"The game you couldn't put down. The story you couldn't make up."
Tetris - Symbolism & Philosophy
Symbols & Motifs
Falling Blocks (Tetrominoes)
The continuous, accelerating cascade of blocks symbolizes both the escalating tension of the Cold War negotiations and the psychological need to find order within chaos.
Henk visualizes life as falling blocks after first playing the game, and the 8-bit aesthetic is woven throughout the film to transition scenes and represent the characters' mental states.
The Vague Contract
It represents control, power, and the contrasting ideologies of the East and West. It is the ultimate MacGuffin that drives the espionage.
The ambiguous language regarding computers versus consoles drives the entire plot, weaponized by different factions to claim ownership of the game.
The Game Boy
It symbolizes the future, the democratization of technology, and the ultimate triumph of accessible joy over restrictive boundaries.
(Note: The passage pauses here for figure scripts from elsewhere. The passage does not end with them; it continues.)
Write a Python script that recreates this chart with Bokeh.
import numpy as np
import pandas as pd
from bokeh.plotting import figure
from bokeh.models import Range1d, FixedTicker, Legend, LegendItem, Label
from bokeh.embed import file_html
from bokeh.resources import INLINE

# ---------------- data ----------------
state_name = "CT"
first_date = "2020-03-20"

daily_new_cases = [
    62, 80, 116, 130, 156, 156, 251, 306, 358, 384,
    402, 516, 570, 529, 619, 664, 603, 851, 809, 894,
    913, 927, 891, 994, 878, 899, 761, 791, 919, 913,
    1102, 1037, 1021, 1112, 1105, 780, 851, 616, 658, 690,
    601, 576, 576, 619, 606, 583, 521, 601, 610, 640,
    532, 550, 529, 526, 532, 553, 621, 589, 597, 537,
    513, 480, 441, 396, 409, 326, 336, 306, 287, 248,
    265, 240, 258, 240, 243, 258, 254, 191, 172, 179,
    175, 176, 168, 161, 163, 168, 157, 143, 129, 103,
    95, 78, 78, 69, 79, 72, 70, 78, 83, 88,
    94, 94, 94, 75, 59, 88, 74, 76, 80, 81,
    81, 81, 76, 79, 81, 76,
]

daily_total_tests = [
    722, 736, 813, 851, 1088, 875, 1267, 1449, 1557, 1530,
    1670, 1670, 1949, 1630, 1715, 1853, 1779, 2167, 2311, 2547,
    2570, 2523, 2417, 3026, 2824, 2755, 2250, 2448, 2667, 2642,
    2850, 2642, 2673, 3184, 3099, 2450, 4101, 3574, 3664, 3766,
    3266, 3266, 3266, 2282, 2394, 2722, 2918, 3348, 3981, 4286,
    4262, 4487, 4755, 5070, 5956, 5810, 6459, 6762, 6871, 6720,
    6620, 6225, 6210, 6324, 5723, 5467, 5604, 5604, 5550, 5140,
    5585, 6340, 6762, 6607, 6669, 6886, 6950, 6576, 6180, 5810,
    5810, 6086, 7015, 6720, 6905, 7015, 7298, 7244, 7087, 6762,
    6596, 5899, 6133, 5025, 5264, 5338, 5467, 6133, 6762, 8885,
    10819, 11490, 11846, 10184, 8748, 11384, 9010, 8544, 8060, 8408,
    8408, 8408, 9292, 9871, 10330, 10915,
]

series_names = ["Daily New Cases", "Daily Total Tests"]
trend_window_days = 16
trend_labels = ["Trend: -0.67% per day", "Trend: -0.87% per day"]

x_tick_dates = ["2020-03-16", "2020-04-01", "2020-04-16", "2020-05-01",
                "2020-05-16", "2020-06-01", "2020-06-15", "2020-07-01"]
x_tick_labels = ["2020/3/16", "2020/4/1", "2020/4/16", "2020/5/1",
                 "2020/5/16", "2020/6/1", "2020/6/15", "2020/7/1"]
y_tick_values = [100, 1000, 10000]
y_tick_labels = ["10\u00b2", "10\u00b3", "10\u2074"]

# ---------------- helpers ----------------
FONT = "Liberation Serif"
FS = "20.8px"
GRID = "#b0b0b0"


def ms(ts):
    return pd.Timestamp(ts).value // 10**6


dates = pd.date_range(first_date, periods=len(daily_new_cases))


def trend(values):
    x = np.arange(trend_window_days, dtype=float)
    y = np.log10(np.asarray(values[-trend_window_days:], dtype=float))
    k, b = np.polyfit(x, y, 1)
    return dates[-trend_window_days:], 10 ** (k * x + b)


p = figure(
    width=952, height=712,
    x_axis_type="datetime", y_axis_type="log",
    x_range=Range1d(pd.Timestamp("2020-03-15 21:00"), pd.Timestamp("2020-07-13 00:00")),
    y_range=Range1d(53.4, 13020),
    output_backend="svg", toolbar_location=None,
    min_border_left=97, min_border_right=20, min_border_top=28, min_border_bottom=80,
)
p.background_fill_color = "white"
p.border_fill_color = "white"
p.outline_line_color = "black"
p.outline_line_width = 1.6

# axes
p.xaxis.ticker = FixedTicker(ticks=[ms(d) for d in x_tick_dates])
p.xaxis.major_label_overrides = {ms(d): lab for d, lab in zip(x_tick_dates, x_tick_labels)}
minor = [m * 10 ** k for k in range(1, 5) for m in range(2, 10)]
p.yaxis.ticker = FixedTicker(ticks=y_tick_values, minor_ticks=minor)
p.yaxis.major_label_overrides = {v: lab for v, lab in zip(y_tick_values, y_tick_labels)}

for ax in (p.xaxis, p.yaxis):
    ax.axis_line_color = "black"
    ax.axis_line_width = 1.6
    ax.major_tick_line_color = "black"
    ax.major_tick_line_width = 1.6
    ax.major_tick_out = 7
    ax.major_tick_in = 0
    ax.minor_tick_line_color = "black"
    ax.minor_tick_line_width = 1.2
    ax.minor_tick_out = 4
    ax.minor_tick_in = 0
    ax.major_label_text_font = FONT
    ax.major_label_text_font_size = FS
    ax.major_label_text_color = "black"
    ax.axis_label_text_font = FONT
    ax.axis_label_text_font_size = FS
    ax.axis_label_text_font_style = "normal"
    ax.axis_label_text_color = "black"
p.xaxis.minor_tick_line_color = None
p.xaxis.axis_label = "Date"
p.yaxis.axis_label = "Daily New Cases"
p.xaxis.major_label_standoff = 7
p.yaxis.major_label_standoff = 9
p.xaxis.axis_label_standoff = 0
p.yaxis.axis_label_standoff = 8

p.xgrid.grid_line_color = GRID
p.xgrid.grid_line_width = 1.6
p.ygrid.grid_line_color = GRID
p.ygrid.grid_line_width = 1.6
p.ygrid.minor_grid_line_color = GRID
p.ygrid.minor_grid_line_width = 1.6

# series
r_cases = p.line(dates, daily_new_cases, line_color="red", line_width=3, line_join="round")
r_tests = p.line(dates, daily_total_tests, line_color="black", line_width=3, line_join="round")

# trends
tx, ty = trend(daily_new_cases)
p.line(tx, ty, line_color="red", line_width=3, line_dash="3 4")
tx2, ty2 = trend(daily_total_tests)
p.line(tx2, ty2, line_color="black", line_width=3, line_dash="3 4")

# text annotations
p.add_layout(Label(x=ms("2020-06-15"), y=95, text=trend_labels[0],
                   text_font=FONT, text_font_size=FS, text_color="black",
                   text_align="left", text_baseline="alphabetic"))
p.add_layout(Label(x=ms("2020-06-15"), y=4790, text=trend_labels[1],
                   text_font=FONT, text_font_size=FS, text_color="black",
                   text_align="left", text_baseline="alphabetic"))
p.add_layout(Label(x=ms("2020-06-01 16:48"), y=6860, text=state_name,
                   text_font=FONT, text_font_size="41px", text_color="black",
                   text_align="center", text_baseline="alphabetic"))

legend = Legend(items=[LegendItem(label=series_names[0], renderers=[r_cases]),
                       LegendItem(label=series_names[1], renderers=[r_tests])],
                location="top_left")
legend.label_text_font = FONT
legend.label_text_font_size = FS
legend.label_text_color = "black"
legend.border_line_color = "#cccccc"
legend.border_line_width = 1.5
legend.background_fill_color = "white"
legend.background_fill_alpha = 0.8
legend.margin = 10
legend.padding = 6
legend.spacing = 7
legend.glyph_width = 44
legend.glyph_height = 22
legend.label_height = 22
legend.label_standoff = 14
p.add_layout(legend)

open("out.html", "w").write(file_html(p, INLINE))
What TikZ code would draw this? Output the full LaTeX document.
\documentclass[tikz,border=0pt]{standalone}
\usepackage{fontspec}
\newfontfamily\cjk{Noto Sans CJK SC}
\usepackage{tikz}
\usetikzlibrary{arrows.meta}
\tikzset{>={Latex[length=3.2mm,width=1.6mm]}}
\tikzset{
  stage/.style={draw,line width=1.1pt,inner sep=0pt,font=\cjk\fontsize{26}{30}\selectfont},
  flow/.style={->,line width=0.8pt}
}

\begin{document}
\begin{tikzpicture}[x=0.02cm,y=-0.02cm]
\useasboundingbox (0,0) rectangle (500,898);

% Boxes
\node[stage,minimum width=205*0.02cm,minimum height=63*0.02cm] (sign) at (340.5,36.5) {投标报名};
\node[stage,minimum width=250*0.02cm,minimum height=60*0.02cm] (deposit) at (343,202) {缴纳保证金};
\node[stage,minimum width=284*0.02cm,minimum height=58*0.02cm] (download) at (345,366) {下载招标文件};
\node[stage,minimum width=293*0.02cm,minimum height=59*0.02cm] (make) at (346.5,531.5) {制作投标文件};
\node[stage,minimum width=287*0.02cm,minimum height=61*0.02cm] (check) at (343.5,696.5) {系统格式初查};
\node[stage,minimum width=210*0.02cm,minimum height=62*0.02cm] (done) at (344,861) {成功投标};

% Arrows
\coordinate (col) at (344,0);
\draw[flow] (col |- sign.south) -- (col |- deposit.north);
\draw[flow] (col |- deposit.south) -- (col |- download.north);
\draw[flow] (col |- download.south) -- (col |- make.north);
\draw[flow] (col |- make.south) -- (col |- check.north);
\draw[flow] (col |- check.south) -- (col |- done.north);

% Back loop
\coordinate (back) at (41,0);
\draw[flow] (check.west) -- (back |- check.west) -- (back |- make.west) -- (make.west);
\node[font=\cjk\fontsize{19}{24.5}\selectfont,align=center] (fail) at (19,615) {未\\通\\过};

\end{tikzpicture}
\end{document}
Henk secretly views the prototype at Nintendo, realizing it requires a universal game like Tetris to transcend demographics and unite players globally.
Philosophical Questions
Who truly owns a piece of art?
The film delves into the conflict between intellectual property and state ownership. It questions whether a creator's work belongs to the individual mind that conceived it, the corporation that markets it, or the state that employs the creator.
What is the moral cost of ambition?
Henk risks his family's financial ruin, his marriage, and his own life in the Soviet Union to secure the game. The film asks audiences to weigh the line between visionary determination and reckless obsession.
Can play transcend ideological boundaries?
By showing characters from deeply opposed political systems bonding over a puzzle game, the narrative explores whether pure human joy and the instinct for play are universal traits that can dissolve societal and political conditioning.
Core Meaning
At its core, Tetris is a testament to the unifying power of art and human connection across seemingly insurmountable ideological divides. The director uses the creation and distribution of the game to contrast the oppressive, state-controlled environment of Soviet communism with the cutthroat, profit-driven motives of Western capitalism. Through the platonic love story between Henk Rogers and Alexey Pajitnov, the film suggests that genuine passion for creation and play can transcend political boundaries and corporate greed. It argues that art, even in the form of a simple digital puzzle, belongs to the world and has the profound ability to bring out our shared humanity.